= Required work =
Print the records below exactly, from the line containing "Recreate this image" down to the line containing "2.88, 2.76, 2.57];", both lines included, and omit every picture.

= Stored data =
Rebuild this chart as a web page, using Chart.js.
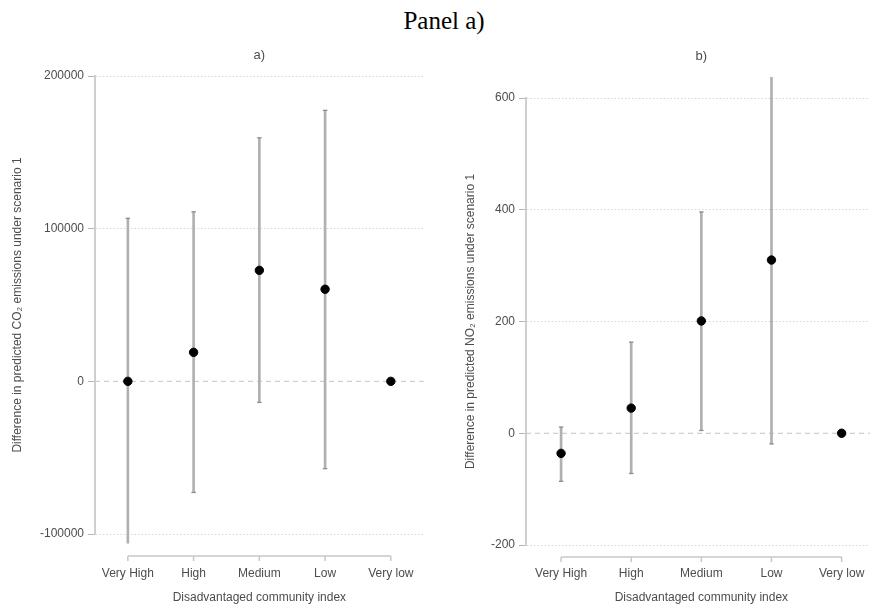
* * *
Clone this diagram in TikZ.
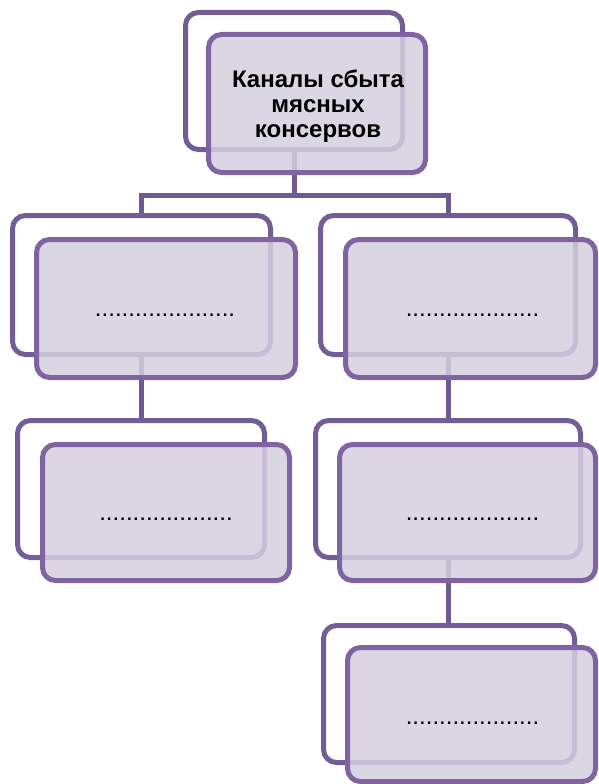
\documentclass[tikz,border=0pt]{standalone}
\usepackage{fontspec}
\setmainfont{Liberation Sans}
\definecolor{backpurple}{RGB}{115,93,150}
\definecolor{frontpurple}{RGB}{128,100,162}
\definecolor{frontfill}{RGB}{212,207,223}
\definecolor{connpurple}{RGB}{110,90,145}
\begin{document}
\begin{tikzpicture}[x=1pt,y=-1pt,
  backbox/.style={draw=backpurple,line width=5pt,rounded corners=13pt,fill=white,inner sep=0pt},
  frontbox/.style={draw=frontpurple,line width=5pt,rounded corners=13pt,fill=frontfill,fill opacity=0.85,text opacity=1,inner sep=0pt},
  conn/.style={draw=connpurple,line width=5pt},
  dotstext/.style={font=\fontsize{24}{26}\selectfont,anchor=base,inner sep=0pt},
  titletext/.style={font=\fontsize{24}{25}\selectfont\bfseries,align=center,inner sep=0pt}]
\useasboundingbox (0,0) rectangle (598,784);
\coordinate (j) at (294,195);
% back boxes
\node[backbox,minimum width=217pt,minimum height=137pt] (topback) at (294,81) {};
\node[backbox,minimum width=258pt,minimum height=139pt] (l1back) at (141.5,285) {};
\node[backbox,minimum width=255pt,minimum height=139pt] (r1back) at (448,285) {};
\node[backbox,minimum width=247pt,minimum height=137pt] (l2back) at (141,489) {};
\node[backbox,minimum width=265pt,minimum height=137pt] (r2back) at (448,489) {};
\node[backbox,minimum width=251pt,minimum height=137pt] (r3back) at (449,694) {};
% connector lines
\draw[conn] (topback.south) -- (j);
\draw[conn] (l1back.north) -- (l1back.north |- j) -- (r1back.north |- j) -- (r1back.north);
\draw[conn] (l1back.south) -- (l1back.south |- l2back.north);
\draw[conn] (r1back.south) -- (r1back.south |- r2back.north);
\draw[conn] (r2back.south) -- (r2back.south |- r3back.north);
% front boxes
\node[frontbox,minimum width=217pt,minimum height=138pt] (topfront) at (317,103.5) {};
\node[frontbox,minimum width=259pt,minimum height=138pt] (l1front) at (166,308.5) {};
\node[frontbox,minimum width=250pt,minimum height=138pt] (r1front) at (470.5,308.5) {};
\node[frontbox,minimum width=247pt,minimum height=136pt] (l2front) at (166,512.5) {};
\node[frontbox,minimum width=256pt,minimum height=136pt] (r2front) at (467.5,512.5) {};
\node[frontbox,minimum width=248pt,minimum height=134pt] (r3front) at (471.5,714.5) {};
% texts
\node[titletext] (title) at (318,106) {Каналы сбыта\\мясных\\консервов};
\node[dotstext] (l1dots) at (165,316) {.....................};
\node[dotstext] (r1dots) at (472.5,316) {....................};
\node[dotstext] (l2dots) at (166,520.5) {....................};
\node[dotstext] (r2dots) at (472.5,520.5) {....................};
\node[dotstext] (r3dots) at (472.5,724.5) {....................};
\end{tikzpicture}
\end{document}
* * *
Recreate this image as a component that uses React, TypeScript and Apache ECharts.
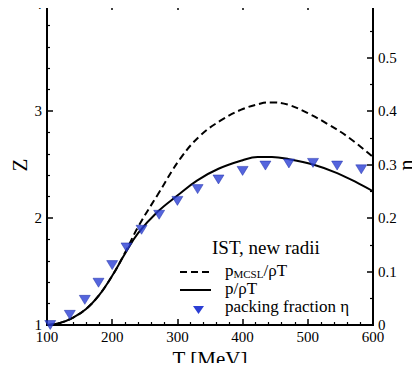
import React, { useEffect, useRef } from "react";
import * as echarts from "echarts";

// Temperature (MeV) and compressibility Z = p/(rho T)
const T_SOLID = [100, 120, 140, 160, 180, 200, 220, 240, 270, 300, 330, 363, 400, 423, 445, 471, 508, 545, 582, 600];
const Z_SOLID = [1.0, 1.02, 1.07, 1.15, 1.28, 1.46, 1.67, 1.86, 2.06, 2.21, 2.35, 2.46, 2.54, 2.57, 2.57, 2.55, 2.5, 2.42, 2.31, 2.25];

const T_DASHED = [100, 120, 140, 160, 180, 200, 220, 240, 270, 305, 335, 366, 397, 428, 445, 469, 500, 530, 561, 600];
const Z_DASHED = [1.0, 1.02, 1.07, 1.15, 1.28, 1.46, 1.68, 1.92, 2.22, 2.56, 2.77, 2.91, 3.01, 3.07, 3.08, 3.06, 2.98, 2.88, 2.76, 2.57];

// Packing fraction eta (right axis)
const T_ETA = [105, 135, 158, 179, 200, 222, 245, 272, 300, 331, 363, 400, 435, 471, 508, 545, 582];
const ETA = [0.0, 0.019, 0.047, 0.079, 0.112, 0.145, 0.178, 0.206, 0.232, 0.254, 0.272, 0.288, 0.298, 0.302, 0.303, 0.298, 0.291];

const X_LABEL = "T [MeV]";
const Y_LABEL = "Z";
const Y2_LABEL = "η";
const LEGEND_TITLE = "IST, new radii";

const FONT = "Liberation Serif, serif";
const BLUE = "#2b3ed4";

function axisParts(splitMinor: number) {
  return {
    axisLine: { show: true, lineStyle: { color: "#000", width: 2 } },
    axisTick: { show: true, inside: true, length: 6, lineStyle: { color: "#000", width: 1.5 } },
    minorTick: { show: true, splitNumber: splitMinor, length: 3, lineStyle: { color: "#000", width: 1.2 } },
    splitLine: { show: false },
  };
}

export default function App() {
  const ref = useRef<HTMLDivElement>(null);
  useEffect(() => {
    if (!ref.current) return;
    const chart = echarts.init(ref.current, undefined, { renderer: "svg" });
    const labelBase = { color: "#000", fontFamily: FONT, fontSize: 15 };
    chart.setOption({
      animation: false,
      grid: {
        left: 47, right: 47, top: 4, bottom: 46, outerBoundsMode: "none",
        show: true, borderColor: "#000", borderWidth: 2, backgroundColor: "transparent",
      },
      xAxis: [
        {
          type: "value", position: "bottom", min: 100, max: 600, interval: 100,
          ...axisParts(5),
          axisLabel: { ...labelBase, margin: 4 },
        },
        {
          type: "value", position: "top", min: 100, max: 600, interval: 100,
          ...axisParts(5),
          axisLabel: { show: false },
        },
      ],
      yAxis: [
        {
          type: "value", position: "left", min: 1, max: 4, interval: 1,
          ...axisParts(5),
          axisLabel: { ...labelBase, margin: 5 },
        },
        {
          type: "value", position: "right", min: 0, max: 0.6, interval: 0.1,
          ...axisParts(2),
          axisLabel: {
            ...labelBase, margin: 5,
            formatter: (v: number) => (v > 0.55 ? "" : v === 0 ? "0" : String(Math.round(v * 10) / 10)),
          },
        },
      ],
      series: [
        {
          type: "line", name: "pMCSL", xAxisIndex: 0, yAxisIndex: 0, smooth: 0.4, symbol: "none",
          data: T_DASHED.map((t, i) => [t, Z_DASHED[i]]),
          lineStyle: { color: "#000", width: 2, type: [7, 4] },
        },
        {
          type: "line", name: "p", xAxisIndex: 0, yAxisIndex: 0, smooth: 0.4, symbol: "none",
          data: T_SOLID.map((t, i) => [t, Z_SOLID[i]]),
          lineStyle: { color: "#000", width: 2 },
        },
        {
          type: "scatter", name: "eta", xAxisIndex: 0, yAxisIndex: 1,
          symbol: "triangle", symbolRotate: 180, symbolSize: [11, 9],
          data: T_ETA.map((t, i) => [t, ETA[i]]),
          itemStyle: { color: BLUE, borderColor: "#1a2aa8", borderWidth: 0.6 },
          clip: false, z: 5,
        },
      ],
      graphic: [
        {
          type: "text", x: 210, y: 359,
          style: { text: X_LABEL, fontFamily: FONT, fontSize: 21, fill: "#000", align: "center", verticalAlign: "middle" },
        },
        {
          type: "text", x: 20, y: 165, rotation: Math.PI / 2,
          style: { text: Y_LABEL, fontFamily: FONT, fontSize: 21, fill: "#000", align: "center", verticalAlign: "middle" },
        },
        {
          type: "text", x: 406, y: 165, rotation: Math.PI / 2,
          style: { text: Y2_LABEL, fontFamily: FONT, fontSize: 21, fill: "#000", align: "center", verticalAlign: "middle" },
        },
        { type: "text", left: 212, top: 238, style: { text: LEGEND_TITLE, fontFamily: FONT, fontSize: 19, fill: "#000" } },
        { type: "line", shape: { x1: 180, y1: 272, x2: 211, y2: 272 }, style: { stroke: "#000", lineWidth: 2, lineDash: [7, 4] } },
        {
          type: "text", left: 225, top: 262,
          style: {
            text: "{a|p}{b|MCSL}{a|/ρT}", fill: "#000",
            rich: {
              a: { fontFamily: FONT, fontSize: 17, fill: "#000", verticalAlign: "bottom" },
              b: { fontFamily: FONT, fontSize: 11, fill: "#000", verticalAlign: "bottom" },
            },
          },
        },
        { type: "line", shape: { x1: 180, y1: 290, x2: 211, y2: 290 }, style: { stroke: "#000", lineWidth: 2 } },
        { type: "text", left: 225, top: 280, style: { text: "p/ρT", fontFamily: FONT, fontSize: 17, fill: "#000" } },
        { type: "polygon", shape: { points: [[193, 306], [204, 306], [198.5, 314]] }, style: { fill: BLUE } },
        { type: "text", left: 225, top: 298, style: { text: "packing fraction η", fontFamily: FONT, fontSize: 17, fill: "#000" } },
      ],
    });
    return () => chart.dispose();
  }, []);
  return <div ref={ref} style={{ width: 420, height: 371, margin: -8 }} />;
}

= Exercise answer =
Recreate this image as a component that uses React, TypeScript and Apache ECharts.
import React, { useEffect, useRef } from "react";
import * as echarts from "echarts";

// Temperature (MeV) and compressibility Z = p/(rho T)
const T_SOLID = [100, 120, 140, 160, 180, 200, 220, 240, 270, 300, 330, 363, 400, 423, 445, 471, 508, 545, 582, 600];
const Z_SOLID = [1.0, 1.02, 1.07, 1.15, 1.28, 1.46, 1.67, 1.86, 2.06, 2.21, 2.35, 2.46, 2.54, 2.57, 2.57, 2.55, 2.5, 2.42, 2.31, 2.25];

const T_DASHED = [100, 120, 140, 160, 180, 200, 220, 240, 270, 305, 335, 366, 397, 428, 445, 469, 500, 530, 561, 600];
const Z_DASHED = [1.0, 1.02, 1.07, 1.15, 1.28, 1.46, 1.68, 1.92, 2.22, 2.56, 2.77, 2.91, 3.01, 3.07, 3.08, 3.06, 2.98, 2.88, 2.76, 2.57];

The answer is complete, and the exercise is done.